Now the integral will be done with the method of substitution:

#tan(x/2)=trArrx/2=arctantrArrx=2arctantrArrdx=2(1/(1+t^2))dt#.

And it is important to change also the two limits of integrations:

if #x=pi/2rArrt=tan((pi/2)/2)=tan(pi/4)=1#, and
if #xrarrpirArrtrarrtan((pi)/2)rarr+oo#.

It is clear that the integral becoms an improper integral. We can do the integral without the limits of integration and than we will do the final count.

Our integral becoms:

#int1/sinxdx=int1/((2t)/(1+t^2))2(1/(1+t^2))dt=int(1+t^2)/(2t)2(1/(1+t^2))dt=int1/tdt=ln|t|+c=ln|tan(x/2)|+c#.

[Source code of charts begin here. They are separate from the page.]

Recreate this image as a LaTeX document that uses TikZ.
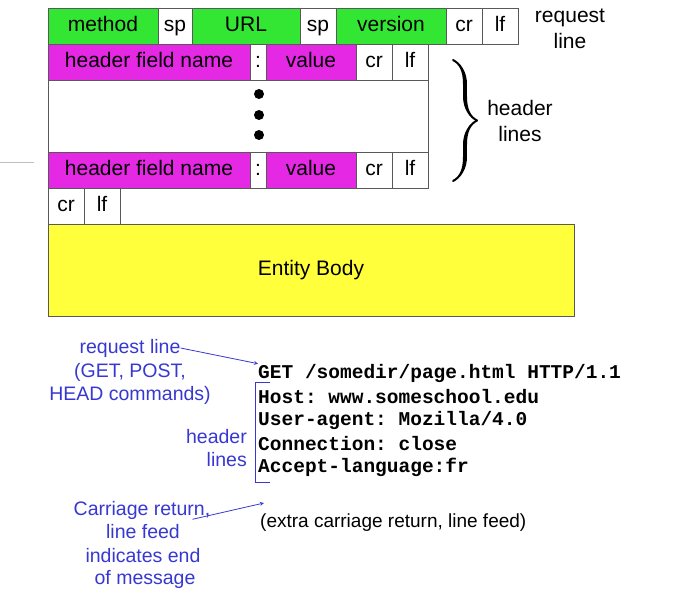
\documentclass[tikz,border=0pt]{standalone}
\usepackage{fontspec}
\setmainfont{Liberation Sans}
\setmonofont{Liberation Mono}
\usetikzlibrary{arrows,decorations.pathreplacing,calligraphy,positioning}

\definecolor{fieldgreen}{RGB}{51,230,51}
\definecolor{fieldmagenta}{RGB}{228,40,228}
\definecolor{bodyyellow}{RGB}{255,255,60}
\definecolor{noteblue}{RGB}{55,55,210}

\tikzset{
  cell/.style={draw=black!65, line width=0.8pt, inner sep=0pt, outer sep=0pt,
    minimum height=36pt, text height=15pt, text depth=4pt,
    font=\fontsize{21}{25}\selectfont},
  reqfield/.style={cell, fill=fieldgreen},
  hdrfield/.style={cell, fill=fieldmagenta},
  plain/.style={cell, fill=white},
  tag/.style={inner sep=0pt, align=center, font=\fontsize{21}{26}\selectfont},
  note/.style={text=noteblue, inner sep=0pt, font=\fontsize{19.5}{23}\selectfont},
  msgline/.style={anchor=west, inner sep=0pt,
    font=\fontsize{19.5}{23}\selectfont\ttfamily\bfseries},
  notearrow/.style={draw=noteblue, line width=0.8pt, -stealth},
}

\begin{document}
\begin{tikzpicture}[x=1pt, y=-1pt, node distance=0pt]
    \useasboundingbox (0,0) rectangle (682,592);
    \draw[black!25] (0,162) -- (34,162);

    % request line
    \node[reqfield, minimum width=110pt] (method) at (103,26) {method};
    \node[plain, minimum width=34pt] (sp1) [right=of method] {sp};
    \node[reqfield, minimum width=108pt] (url) [right=of sp1] {URL};
    \node[plain, minimum width=36pt] (sp2) [right=of url] {sp};
    \node[reqfield, minimum width=110pt] (version) [right=of sp2] {version};
    \node[plain, minimum width=36pt] (cr1) [right=of version] {cr};
    \node[plain, minimum width=36pt] (lf1) [right=of cr1] {lf};
    \node[tag] (reqtag) at (570,29) {request\\line};

    % header lines
    \node[hdrfield, minimum width=202pt] (name1) [below right=of method.south west] {header field name};
    \node[plain, minimum width=16pt] (colon1) [right=of name1] {:};
    \node[hdrfield, minimum width=90pt] (value1) [right=of colon1] {value};
    \node[plain, minimum width=36pt] (cr2) [right=of value1] {cr};
    \node[plain, minimum width=36pt] (lf2) [right=of cr2] {lf};
    \node[plain, minimum width=380pt, minimum height=72pt] (more) [below right=of name1.south west] {};
    \foreach \y in {94,115,135}
        \fill (259,\y) circle (5pt);
    \node[hdrfield, minimum width=202pt] (name2) [below right=of more.south west] {header field name};
    \node[plain, minimum width=16pt] (colon2) [right=of name2] {:};
    \node[hdrfield, minimum width=90pt] (value2) [right=of colon2] {value};
    \node[plain, minimum width=36pt] (cr3) [right=of value2] {cr};
    \node[plain, minimum width=36pt] (lf3) [right=of cr3] {lf};
    \draw[decorate, decoration={calligraphic brace, amplitude=24pt}, line width=4pt, pen colour={black}] (453,60) -- (453,181);
    \node[tag] (hdrtag) at (520,121) {header\\lines};

    % blank line and body
    \node[plain, minimum width=36pt] (cr4) [below right=of name2.south west] {cr};
    \node[plain, minimum width=36pt] (lf4) [right=of cr4] {lf};
    \node[cell, fill=bodyyellow, minimum width=526pt, minimum height=92pt] (body) [below right=of cr4.south west] {Entity Body};

    % example message
    \node[msgline] (get) at (258,373) {GET /somedir/page.html HTTP/1.1};
    \node[msgline] (host) at (258,397) {Host: www.someschool.edu};
    \node[msgline] (agent) at (258,420) {User-agent: Mozilla/4.0};
    \node[msgline] (conn) at (258,444) {Connection: close};
    \node[msgline] (accept) at (258,467) {Accept-language:fr};
    \node[anchor=west, inner sep=0pt, font=\fontsize{19}{23}\selectfont] (extra) at (260,523) {(extra carriage return, line feed)};

    % notes
    \node[note] (reqnote) at (130,348) {request line};
    \node[note] (getpost) at (130,372) {(GET, POST,};
    \node[note] (headcmd) at (130,395) {HEAD commands)};
    \draw[notearrow] (reqnote.east) -- (get.north west);
    \draw[noteblue, line width=0.8pt] (270,382) -- (255,382) -- (255,482) -- (270,482);
    \node[note, anchor=east] (hdrnote) at (247,437) {header};
    \node[note, anchor=east] (linesnote) at (247,460) {lines};
    \node[note] (crnote) at (142,510) {Carriage return,};
    \node[note] (lfnote) at (143,532) {line feed};
    \node[note] (endnote) at (143,556) {indicates end};
    \node[note] (msgnote) at (145,579) {of message};
    \coordinate (extratip) at (264,503);
    \draw[notearrow] ([xshift=-18pt]crnote.south east) -- (extratip);
\end{tikzpicture}
\end{document}
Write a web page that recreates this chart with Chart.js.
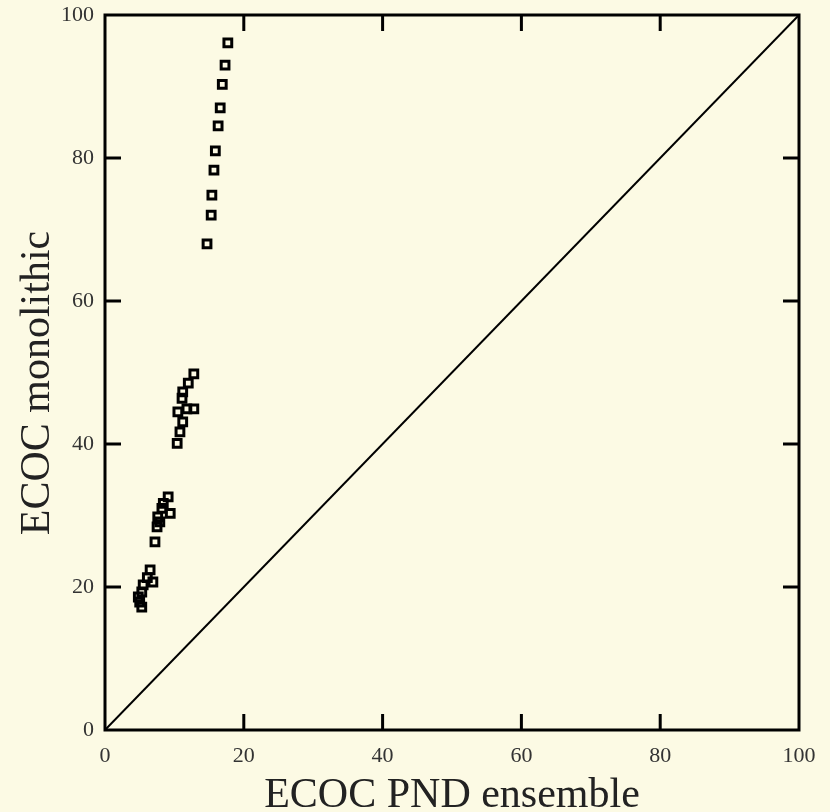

Now, using the fundamental theorem of Calculus, the final count:

#lim_(Mrarr+oo)[ln|tan(x/2)|]_1^M=lntan(+oo)-ln(tan1)=+oo#

So the integral is divergent.

Did we avoid ALL this counts? The answer is YES!

First of all a substitution: #x=pi-trArrdx=-dt#

If #x=pi/2rArrpi/2=pi-trArrt=pi/2#, and

if #x=pirArrpi=pi-trArrt=0#

#int_(pi/2)^pi1/sinxdx=int_(pi/2)^0(1/sin(pi-t))(-dt)=-int_(pi/2)^0(1/sin(pi-t))dt=int_0^(pi/2)1/sintdt#

The function #sint# near zero is asymptotic to #t#, and the #int_0^(pi/2)1/tdt# is divergent.